**Written task**:
Reproduce all the lines exactly as they stand, apart from the pictures.

##### Information supplied #####

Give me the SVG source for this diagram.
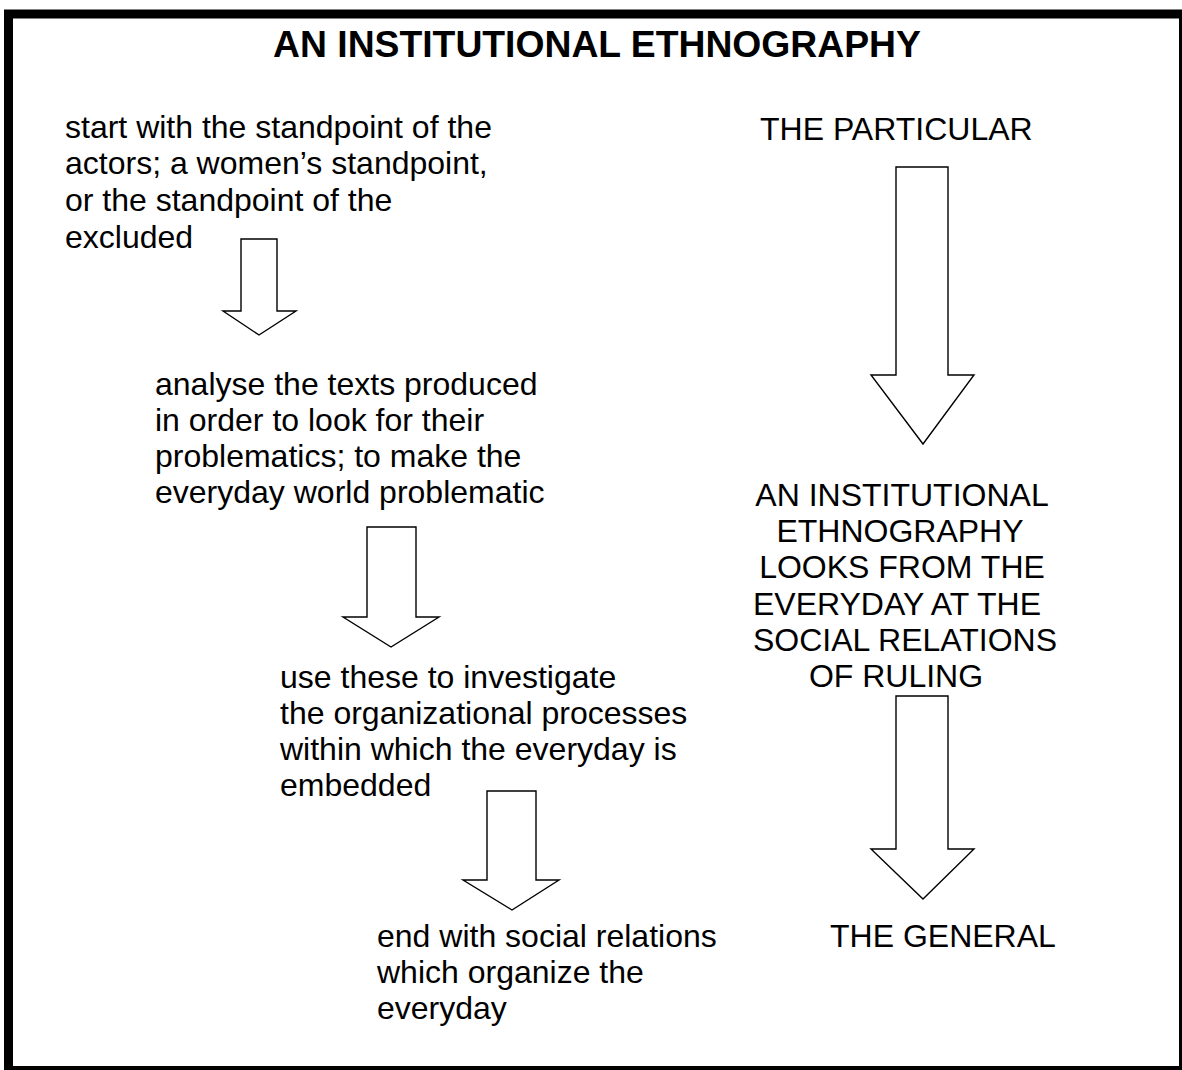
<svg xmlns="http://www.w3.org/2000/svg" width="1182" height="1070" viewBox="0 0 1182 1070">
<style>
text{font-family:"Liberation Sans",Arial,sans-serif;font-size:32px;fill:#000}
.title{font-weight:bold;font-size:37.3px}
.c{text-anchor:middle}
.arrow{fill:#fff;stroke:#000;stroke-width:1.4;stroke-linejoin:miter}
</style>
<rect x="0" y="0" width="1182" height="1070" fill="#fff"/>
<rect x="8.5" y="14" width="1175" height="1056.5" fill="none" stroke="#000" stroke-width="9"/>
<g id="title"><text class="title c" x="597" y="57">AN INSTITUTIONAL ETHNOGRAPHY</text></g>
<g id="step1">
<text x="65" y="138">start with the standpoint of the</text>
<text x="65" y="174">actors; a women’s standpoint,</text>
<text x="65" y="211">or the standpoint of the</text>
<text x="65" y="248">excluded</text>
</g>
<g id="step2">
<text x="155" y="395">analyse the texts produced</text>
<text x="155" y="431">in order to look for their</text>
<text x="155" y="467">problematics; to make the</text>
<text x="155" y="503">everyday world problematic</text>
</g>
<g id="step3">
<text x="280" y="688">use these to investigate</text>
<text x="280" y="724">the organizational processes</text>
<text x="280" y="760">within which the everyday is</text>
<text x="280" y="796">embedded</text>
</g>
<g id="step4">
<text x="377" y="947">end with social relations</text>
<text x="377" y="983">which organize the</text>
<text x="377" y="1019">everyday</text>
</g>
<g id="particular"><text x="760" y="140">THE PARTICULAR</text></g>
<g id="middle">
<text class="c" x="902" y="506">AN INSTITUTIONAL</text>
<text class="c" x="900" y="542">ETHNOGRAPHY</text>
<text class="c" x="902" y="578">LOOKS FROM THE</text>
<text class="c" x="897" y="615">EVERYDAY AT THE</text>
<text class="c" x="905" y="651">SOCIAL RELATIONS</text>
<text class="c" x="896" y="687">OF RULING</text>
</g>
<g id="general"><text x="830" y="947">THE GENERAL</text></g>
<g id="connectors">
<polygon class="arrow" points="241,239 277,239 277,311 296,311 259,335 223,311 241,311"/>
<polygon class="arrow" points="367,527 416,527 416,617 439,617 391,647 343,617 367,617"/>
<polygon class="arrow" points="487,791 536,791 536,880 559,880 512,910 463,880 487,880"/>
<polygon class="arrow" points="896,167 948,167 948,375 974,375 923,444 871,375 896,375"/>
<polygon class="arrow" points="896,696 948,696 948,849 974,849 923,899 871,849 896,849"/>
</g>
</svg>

#####

**Solution below**:
Give me the SVG source for this diagram.
<svg xmlns="http://www.w3.org/2000/svg" width="1182" height="1070" viewBox="0 0 1182 1070">
<style>
text{font-family:"Liberation Sans",Arial,sans-serif;font-size:32px;fill:#000}
.title{font-weight:bold;font-size:37.3px}
.c{text-anchor:middle}
.arrow{fill:#fff;stroke:#000;stroke-width:1.4;stroke-linejoin:miter}
</style>
<rect x="0" y="0" width="1182" height="1070" fill="#fff"/>
<rect x="8.5" y="14" width="1175" height="1056.5" fill="none" stroke="#000" stroke-width="9"/>
<g id="title"><text class="title c" x="597" y="57">AN INSTITUTIONAL ETHNOGRAPHY</text></g>
<g id="step1">
<text x="65" y="138">start with the standpoint of the</text>
<text x="65" y="174">actors; a women’s standpoint,</text>
<text x="65" y="211">or the standpoint of the</text>
<text x="65" y="248">excluded</text>
</g>
<g id="step2">
<text x="155" y="395">analyse the texts produced</text>
<text x="155" y="431">in order to look for their</text>
<text x="155" y="467">problematics; to make the</text>
<text x="155" y="503">everyday world problematic</text>
</g>
<g id="step3">
<text x="280" y="688">use these to investigate</text>
<text x="280" y="724">the organizational processes</text>
<text x="280" y="760">within which the everyday is</text>
<text x="280" y="796">embedded</text>
</g>
<g id="step4">
<text x="377" y="947">end with social relations</text>
<text x="377" y="983">which organize the</text>
<text x="377" y="1019">everyday</text>
</g>
<g id="particular"><text x="760" y="140">THE PARTICULAR</text></g>
<g id="middle">
<text class="c" x="902" y="506">AN INSTITUTIONAL</text>
<text class="c" x="900" y="542">ETHNOGRAPHY</text>
<text class="c" x="902" y="578">LOOKS FROM THE</text>
<text class="c" x="897" y="615">EVERYDAY AT THE</text>
<text class="c" x="905" y="651">SOCIAL RELATIONS</text>
<text class="c" x="896" y="687">OF RULING</text>
</g>
<g id="general"><text x="830" y="947">THE GENERAL</text></g>
<g id="connectors">
<polygon class="arrow" points="241,239 277,239 277,311 296,311 259,335 223,311 241,311"/>
<polygon class="arrow" points="367,527 416,527 416,617 439,617 391,647 343,617 367,617"/>
<polygon class="arrow" points="487,791 536,791 536,880 559,880 512,910 463,880 487,880"/>
<polygon class="arrow" points="896,167 948,167 948,375 974,375 923,444 871,375 896,375"/>
<polygon class="arrow" points="896,696 948,696 948,849 974,849 923,899 871,849 896,849"/>
</g>
</svg>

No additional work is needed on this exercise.